__Exercise requirements__. Your task is to repeat all of the material exactly.

Figure scripts:
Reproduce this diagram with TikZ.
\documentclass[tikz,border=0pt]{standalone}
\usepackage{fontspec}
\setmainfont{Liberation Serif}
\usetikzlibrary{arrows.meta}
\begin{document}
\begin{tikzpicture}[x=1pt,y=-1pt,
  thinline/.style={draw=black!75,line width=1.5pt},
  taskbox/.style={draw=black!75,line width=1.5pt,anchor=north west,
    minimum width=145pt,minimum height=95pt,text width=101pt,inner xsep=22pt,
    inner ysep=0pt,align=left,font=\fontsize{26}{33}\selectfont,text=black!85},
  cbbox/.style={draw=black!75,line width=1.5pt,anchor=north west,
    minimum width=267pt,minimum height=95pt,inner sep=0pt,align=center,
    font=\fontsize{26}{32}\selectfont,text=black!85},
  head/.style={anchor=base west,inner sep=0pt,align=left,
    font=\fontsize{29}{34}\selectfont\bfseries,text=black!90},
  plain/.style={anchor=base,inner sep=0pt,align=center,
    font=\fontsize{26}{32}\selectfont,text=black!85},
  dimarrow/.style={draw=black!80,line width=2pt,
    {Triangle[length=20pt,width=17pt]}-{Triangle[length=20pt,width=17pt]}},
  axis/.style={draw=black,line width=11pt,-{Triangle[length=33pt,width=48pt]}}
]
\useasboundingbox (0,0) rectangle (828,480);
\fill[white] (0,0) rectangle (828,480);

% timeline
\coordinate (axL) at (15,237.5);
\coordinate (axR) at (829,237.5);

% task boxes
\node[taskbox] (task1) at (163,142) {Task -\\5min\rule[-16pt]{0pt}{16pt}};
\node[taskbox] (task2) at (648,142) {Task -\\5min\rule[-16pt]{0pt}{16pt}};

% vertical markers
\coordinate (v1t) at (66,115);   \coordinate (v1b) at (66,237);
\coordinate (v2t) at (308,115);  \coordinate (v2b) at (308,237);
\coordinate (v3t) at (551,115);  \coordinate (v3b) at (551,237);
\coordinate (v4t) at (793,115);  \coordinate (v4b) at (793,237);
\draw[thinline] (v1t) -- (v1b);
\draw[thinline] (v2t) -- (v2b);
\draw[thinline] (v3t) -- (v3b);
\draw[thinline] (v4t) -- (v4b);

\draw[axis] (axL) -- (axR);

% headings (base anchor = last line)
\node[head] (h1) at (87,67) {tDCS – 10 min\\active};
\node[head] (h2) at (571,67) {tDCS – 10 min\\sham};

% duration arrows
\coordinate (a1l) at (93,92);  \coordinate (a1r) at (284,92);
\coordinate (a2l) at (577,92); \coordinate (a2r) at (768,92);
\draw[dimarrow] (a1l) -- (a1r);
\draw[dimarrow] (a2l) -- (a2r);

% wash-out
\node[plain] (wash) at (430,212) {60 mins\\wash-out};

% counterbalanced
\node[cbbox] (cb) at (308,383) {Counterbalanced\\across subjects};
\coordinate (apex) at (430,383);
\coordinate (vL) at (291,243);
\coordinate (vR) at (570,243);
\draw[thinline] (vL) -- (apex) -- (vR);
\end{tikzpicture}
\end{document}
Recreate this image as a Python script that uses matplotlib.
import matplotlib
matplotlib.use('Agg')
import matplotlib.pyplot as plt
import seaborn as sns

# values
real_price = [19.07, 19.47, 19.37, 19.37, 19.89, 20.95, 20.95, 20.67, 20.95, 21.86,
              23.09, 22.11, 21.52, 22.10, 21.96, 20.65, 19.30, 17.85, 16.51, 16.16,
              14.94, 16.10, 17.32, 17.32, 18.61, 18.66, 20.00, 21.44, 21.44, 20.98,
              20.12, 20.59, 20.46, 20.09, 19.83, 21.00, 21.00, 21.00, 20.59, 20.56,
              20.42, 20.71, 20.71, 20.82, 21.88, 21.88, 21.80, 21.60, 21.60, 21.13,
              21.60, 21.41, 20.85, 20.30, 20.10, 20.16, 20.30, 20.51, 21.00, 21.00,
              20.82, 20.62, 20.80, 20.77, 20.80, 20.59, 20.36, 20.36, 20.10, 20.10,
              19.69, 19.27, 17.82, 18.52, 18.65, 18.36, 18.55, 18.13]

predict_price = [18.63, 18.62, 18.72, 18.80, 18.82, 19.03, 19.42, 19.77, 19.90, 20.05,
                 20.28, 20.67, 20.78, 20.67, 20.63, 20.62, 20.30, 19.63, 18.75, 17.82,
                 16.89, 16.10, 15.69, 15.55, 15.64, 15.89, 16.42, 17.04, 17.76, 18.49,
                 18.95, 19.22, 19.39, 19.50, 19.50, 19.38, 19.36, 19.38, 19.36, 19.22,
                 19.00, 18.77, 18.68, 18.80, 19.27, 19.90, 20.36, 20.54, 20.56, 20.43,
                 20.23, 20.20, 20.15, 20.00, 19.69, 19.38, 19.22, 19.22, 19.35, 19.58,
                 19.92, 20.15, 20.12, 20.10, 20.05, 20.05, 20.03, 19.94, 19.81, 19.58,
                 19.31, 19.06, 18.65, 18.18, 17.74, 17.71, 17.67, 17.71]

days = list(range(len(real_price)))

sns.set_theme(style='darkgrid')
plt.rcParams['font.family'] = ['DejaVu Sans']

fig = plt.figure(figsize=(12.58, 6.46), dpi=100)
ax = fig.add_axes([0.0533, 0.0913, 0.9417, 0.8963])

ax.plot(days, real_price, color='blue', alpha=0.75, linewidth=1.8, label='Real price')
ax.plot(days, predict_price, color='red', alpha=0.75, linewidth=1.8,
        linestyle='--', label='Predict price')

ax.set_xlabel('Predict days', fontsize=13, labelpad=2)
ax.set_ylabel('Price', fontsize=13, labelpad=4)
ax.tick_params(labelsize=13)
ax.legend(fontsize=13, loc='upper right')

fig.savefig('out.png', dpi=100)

__Exercise solution__.
Reproduce this diagram with TikZ.
\documentclass[tikz,border=0pt]{standalone}
\usepackage{fontspec}
\setmainfont{Liberation Serif}
\usetikzlibrary{arrows.meta}
\begin{document}
\begin{tikzpicture}[x=1pt,y=-1pt,
  thinline/.style={draw=black!75,line width=1.5pt},
  taskbox/.style={draw=black!75,line width=1.5pt,anchor=north west,
    minimum width=145pt,minimum height=95pt,text width=101pt,inner xsep=22pt,
    inner ysep=0pt,align=left,font=\fontsize{26}{33}\selectfont,text=black!85},
  cbbox/.style={draw=black!75,line width=1.5pt,anchor=north west,
    minimum width=267pt,minimum height=95pt,inner sep=0pt,align=center,
    font=\fontsize{26}{32}\selectfont,text=black!85},
  head/.style={anchor=base west,inner sep=0pt,align=left,
    font=\fontsize{29}{34}\selectfont\bfseries,text=black!90},
  plain/.style={anchor=base,inner sep=0pt,align=center,
    font=\fontsize{26}{32}\selectfont,text=black!85},
  dimarrow/.style={draw=black!80,line width=2pt,
    {Triangle[length=20pt,width=17pt]}-{Triangle[length=20pt,width=17pt]}},
  axis/.style={draw=black,line width=11pt,-{Triangle[length=33pt,width=48pt]}}
]
\useasboundingbox (0,0) rectangle (828,480);
\fill[white] (0,0) rectangle (828,480);

% timeline
\coordinate (axL) at (15,237.5);
\coordinate (axR) at (829,237.5);

% task boxes
\node[taskbox] (task1) at (163,142) {Task -\\5min\rule[-16pt]{0pt}{16pt}};
\node[taskbox] (task2) at (648,142) {Task -\\5min\rule[-16pt]{0pt}{16pt}};

% vertical markers
\coordinate (v1t) at (66,115);   \coordinate (v1b) at (66,237);
\coordinate (v2t) at (308,115);  \coordinate (v2b) at (308,237);
\coordinate (v3t) at (551,115);  \coordinate (v3b) at (551,237);
\coordinate (v4t) at (793,115);  \coordinate (v4b) at (793,237);
\draw[thinline] (v1t) -- (v1b);
\draw[thinline] (v2t) -- (v2b);
\draw[thinline] (v3t) -- (v3b);
\draw[thinline] (v4t) -- (v4b);

\draw[axis] (axL) -- (axR);

% headings (base anchor = last line)
\node[head] (h1) at (87,67) {tDCS – 10 min\\active};
\node[head] (h2) at (571,67) {tDCS – 10 min\\sham};

% duration arrows
\coordinate (a1l) at (93,92);  \coordinate (a1r) at (284,92);
\coordinate (a2l) at (577,92); \coordinate (a2r) at (768,92);
\draw[dimarrow] (a1l) -- (a1r);
\draw[dimarrow] (a2l) -- (a2r);

% wash-out
\node[plain] (wash) at (430,212) {60 mins\\wash-out};

% counterbalanced
\node[cbbox] (cb) at (308,383) {Counterbalanced\\across subjects};
\coordinate (apex) at (430,383);
\coordinate (vL) at (291,243);
\coordinate (vR) at (570,243);
\draw[thinline] (vL) -- (apex) -- (vR);
\end{tikzpicture}
\end{document}
Recreate this image as a Python script that uses matplotlib.
import matplotlib
matplotlib.use('Agg')
import matplotlib.pyplot as plt
import seaborn as sns

# values
real_price = [19.07, 19.47, 19.37, 19.37, 19.89, 20.95, 20.95, 20.67, 20.95, 21.86,
              23.09, 22.11, 21.52, 22.10, 21.96, 20.65, 19.30, 17.85, 16.51, 16.16,
              14.94, 16.10, 17.32, 17.32, 18.61, 18.66, 20.00, 21.44, 21.44, 20.98,
              20.12, 20.59, 20.46, 20.09, 19.83, 21.00, 21.00, 21.00, 20.59, 20.56,
              20.42, 20.71, 20.71, 20.82, 21.88, 21.88, 21.80, 21.60, 21.60, 21.13,
              21.60, 21.41, 20.85, 20.30, 20.10, 20.16, 20.30, 20.51, 21.00, 21.00,
              20.82, 20.62, 20.80, 20.77, 20.80, 20.59, 20.36, 20.36, 20.10, 20.10,
              19.69, 19.27, 17.82, 18.52, 18.65, 18.36, 18.55, 18.13]

predict_price = [18.63, 18.62, 18.72, 18.80, 18.82, 19.03, 19.42, 19.77, 19.90, 20.05,
                 20.28, 20.67, 20.78, 20.67, 20.63, 20.62, 20.30, 19.63, 18.75, 17.82,
                 16.89, 16.10, 15.69, 15.55, 15.64, 15.89, 16.42, 17.04, 17.76, 18.49,
                 18.95, 19.22, 19.39, 19.50, 19.50, 19.38, 19.36, 19.38, 19.36, 19.22,
                 19.00, 18.77, 18.68, 18.80, 19.27, 19.90, 20.36, 20.54, 20.56, 20.43,
                 20.23, 20.20, 20.15, 20.00, 19.69, 19.38, 19.22, 19.22, 19.35, 19.58,
                 19.92, 20.15, 20.12, 20.10, 20.05, 20.05, 20.03, 19.94, 19.81, 19.58,
                 19.31, 19.06, 18.65, 18.18, 17.74, 17.71, 17.67, 17.71]

days = list(range(len(real_price)))

sns.set_theme(style='darkgrid')
plt.rcParams['font.family'] = ['DejaVu Sans']

fig = plt.figure(figsize=(12.58, 6.46), dpi=100)
ax = fig.add_axes([0.0533, 0.0913, 0.9417, 0.8963])

ax.plot(days, real_price, color='blue', alpha=0.75, linewidth=1.8, label='Real price')
ax.plot(days, predict_price, color='red', alpha=0.75, linewidth=1.8,
        linestyle='--', label='Predict price')

ax.set_xlabel('Predict days', fontsize=13, labelpad=2)
ax.set_ylabel('Price', fontsize=13, labelpad=4)
ax.tick_params(labelsize=13)
ax.legend(fontsize=13, loc='upper right')

fig.savefig('out.png', dpi=100)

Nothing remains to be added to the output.